Если же греховно поклонение сущностям как богам, то здесь христианство выступает в противодействие с “языческим” миром лишь тем, что не признает сущностей как Богов, так как знает, что это не проявления Бога, а только лишь существующие отдельно ангелы, демоны, естественные явления и святые. То есть здесь Христианская диалектика понимает грех как заблуждение в отношениях с эзотерическим, а зло – как отсутствие какого-то определённого институционализированного регламента отношений.

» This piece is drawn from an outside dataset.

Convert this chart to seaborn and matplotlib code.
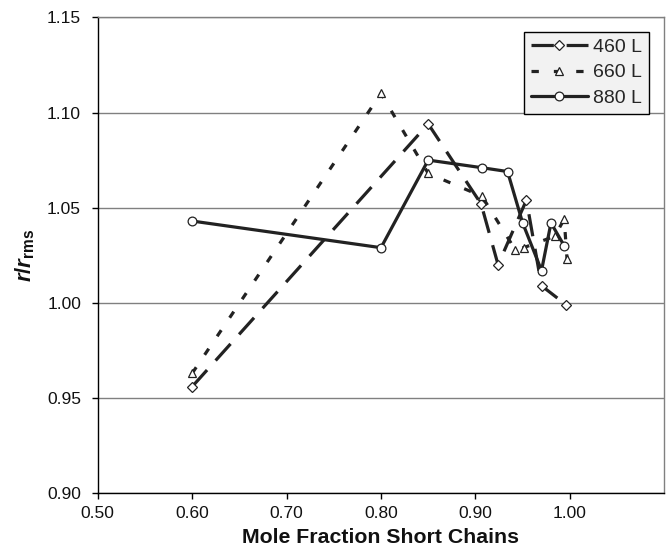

В этом смысле, если сохранить регламент отношений и не заблуждаться в том, как выстраивать с сущностью отношение, то магия не будет являться греховной, даже если речь идёт о гоэтии.
Принятие оккультизма
Необходимость
Оперировать категориями человеческой логики, как и в целом человеческого сознания в отношении к Божественному Провидению следует в том случае, когда Бог предстаёт в смысле Образа и Подобия для человека; в этом случае можно утверждать, что структура мысли Бога и Богосозерцания поддаётся человеческому осмыслению. В том случае, когда мы не принимаем человечность Бога, и утверждаем, что нами не постигаема Его Воля, мы нивелируем всякий Божественный текст, и когда же мы утверждаем, что по Его Воле есть Единственный текст, так как мы не оперируем иными каноническими формами, мы признаем, что Воля Его поддается исчислению, так как Единственное есть Число. Этим образом исчисляемая Воля есть выражение Воли в Числах, и всякая поддающаяся к осмыслению текстовая операция, выходящая из необходимости использовать числа, поддаётся Божественному Волеизъявлению; как следствие, мы представляем числа как инструмент Божественного Волеизъявления, которое поддаётся человеческому провидению. В случае же, если Божественное действенно является человекоориентированным по Образу и Подобию, то Числа предстают как надобъективная категория, в следствии с чем требуется признать, что числа и числительные есть отдельно от человека, и ими есть сам Бог в своём мышлении и выражении из Себя, и осознания Себя Самого по Себе.